SAMARINDA: Maraknya hoaks yang kini berkembang menjadi industri informasi palsu mendorong Dinas Komunikasi dan Informatika (Diskominfo) Kalimantan Timur menggaungkan literasi digital di kalangan generasi muda.

Melalui Sosialisasi Anti Hoaks dan Literasi Digital di Universitas Islam Negeri Sultan Aji Muhammad Idris (UINSI) Samarinda, Kepala Diskominfo Kaltim Muhammad Faisal mengajak mahasiswa untuk kritis, cerdas, dan beretika dalam bermedia.
Dalam paparannya, Faisal menegaskan bahwa pemerintah bukanlah pihak yang anti kritik. Sebaliknya, pemerintah justru membuka ruang keterbukaan informasi dan siap menjadi mitra strategis publik.
“Pemerintah siap hadir dan dikritisi, tidak boleh tipis kuping apalagi mencekal informasi. Mau tanya soal APBD, Gratispol, apa saja kami terbuka. Tidak ada yang harus disembunyikan,” tegasnya di hadapan ratusan mahasiswa, Kamis, 9 Oktober 2025.
Faisal menilai masih banyak masyarakat yang menganggap hoaks sama dengan berita keliru. Padahal, menurutnya, hoaks adalah informasi palsu yang sengaja diproduksi untuk memanipulasi opini publik.

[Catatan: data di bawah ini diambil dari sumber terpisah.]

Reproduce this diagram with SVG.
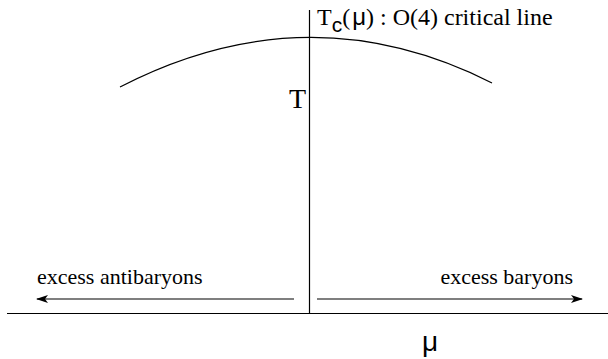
<svg xmlns="http://www.w3.org/2000/svg" width="608" height="359" viewBox="0 0 608 359">
<defs>
<style>
.ln{stroke:#000;stroke-width:1.2;fill:none}
.serif{font-family:"Liberation Serif","Times New Roman",serif;fill:#000}
.sans{font-family:"Liberation Sans",Arial,sans-serif;fill:#000}
</style>
<marker id="ah" markerWidth="12" markerHeight="8" refX="11" refY="4" orient="auto" markerUnits="userSpaceOnUse">
<path d="M0,0 L12,4 L0,8 L3,4 Z" fill="#000"/>
</marker>
</defs>
<g id="axes">
<line class="ln" x1="309.5" y1="10" x2="309.5" y2="313.5"/>
<line class="ln" x1="7" y1="313.5" x2="608" y2="313.5"/>
</g>
<g id="critical-line">
<path class="ln" d="M120,87 Q308,-10 492,83"/>
</g>
<g id="connectors">
<line class="ln" x1="294" y1="299" x2="37" y2="299" marker-end="url(#ah)"/>
<line class="ln" x1="317" y1="299" x2="582" y2="299" marker-end="url(#ah)"/>
</g>
<g id="labels">
<text class="serif" x="317" y="25" font-size="24">T<tspan class="sans" dy="7" font-size="21">c</tspan><tspan dy="-7">(</tspan><tspan class="sans" dx="2">μ</tspan><tspan>) : O(4) critical line</tspan></text>
<text class="serif" x="306" y="108" font-size="28" text-anchor="end">T</text>
<text class="serif" x="37" y="284" font-size="22">excess antibaryons</text>
<text class="serif" x="573" y="284" font-size="22" text-anchor="end">excess baryons</text>
<text class="sans" x="422" y="351" font-size="28">μ</text>
</g>
</svg>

“Hoaks itu berita palsu yang sengaja disebarkan. Sekarang sudah jadi industri. Ada hoaks untuk menaikkan atau menjatuhkan seseorang, bahkan ada yang siap membayar untuk itu,” jelasnya.
Ia mengingatkan, kondisi demokrasi saat ini berada di “ambang batas” karena sebagian masyarakat begitu mudah menyebarkan kabar bohong tanpa verifikasi.
Sebagai provinsi penyangga Ibu Kota Nusantara (IKN), Kaltim menurut Faisal harus menyiapkan bukan hanya infrastruktur digital, melainkan juga kecakapan warganya.
“Kita ini sedang percepatan transformasi digital. IKN tidak mungkin digitalnya tidak bagus, maka Kaltim juga harus siap. Tapi internet cepat tidak akan berarti kalau masyarakatnya hanya pakai hal sia-sia seperti game online atau judi,” ungkapnya.
Ia menekankan keberhasilan transformasi digital harus dibarengi dengan empat pilar literasi digital: kecakapan (skill), keamanan (security), budaya (culture), dan etika (ethic). “Digitalisasi itu seperti silet: satu sisi bermanfaat, sisi lain berbahaya. Karena itu, etika digital menjadi sangat penting,” tambah Faisal.
Faisal mengajak mahasiswa dan masyarakat untuk menerapkan prinsip “saring sebelum sharing” dalam menyikapi setiap informasi. Ia menyoroti WhatsApp sebagai medium paling masif penyebaran hoaks di Indonesia.
“Gunakan kanal resmi, tingkatkan kemampuan berpikir kritis, dan edukasi lingkungan kita. Mulailah dari yang kecil, dari diri sendiri, dan mulai dari sekarang,” pesannya.
Wakil Rektor I UINSI Samarinda, Muhammad Nasir, menambahkan bahwa sikap kritis terhadap informasi sejatinya telah diajarkan dalam Islam. Ia mengutip Surat An-Nur ayat 16 yang memperingatkan agar tidak menyebarkan kabar buruk tanpa kepastian kebenaran.
“Visi kami adalah menjadi social development university, di mana mahasiswa dan dosen tidak hanya cerdas di kelas, tapi juga berperan aktif mencerdaskan masyarakat,” ujarnya.
Menurutnya, kerja sama dengan Diskominfo Kaltim harus terus diperkuat untuk membangun budaya literasi digital di kampus.
Kegiatan sosialisasi ini menjadi bagian dari upaya Pemprov Kaltim memperkuat daya tahan masyarakat terhadap hoaks di era post-truth. Sekaligus, menyiapkan sumber daya manusia digital yang cakap, aman, dan beretika untuk mendukung transformasi menuju Kalimantan Timur sebagai pusat peradaban baru di era IKN.